Queer Places:
Pfaff's Cellar, 643 Broadway, New York, NY 10012
Ada Clare (pen names, Clare and Ada Clare; July 1834 – March 4, 1874) was an American actress and writer.[1] Adah Isaacs Menken was romantically linked to her friend Ada Clare. Clare had acquired the title "Queen of Bohemia", because one of her occasional escort was noted editor Henry Clapp, acknowledged as King of Bohemia.
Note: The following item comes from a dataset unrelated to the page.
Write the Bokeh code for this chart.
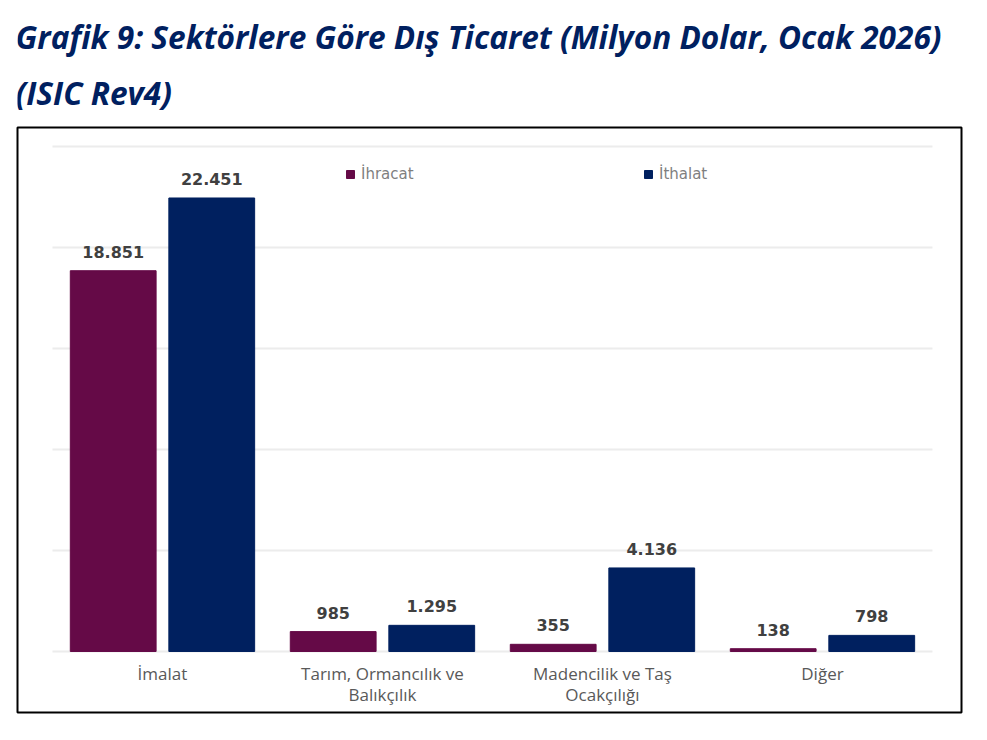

Mutual friend Walt Whitman dubbed her the "New Woman". Whitman would recall Clare's "gay, easy, sunny, free, loose but not ungood life".
Ada Agnes Jane McElhenney was born in Charleston, South Carolina in 1834. She grew up under the care of her maternal grandfather as part of an aristocratic Southern family,[1] but started her career as a writer around age 18, writing under the pseudonyms Clare and later Ada Clare.[2] She moved to New York City in 1854, took up acting, engaged in a widely publicized liaison with pianist and composer Louis Moreau Gottschalk, and bore a son out of wedlock.[1] During the height of her acting career, she frequented Pfaff's Cellar, where she became known as the "Queen of Bohemia". She also wrote for the Saturday Press, an iconoclastic weekly magazine of the arts.[1] Her only novel, entitled Only a Woman's Heart, was poorly received by reviewers, who criticized the author for her lack of skill with plot and dialogue.[3] Clare was devastated, and returned to acting in a provincial stock company.[1] On September 9, 1868, Clare married actor Frank Noyes in Houston, Texas.[4] Clare suffered a dog bite in her theatrical agent's office and died from rabies in 1874.[1]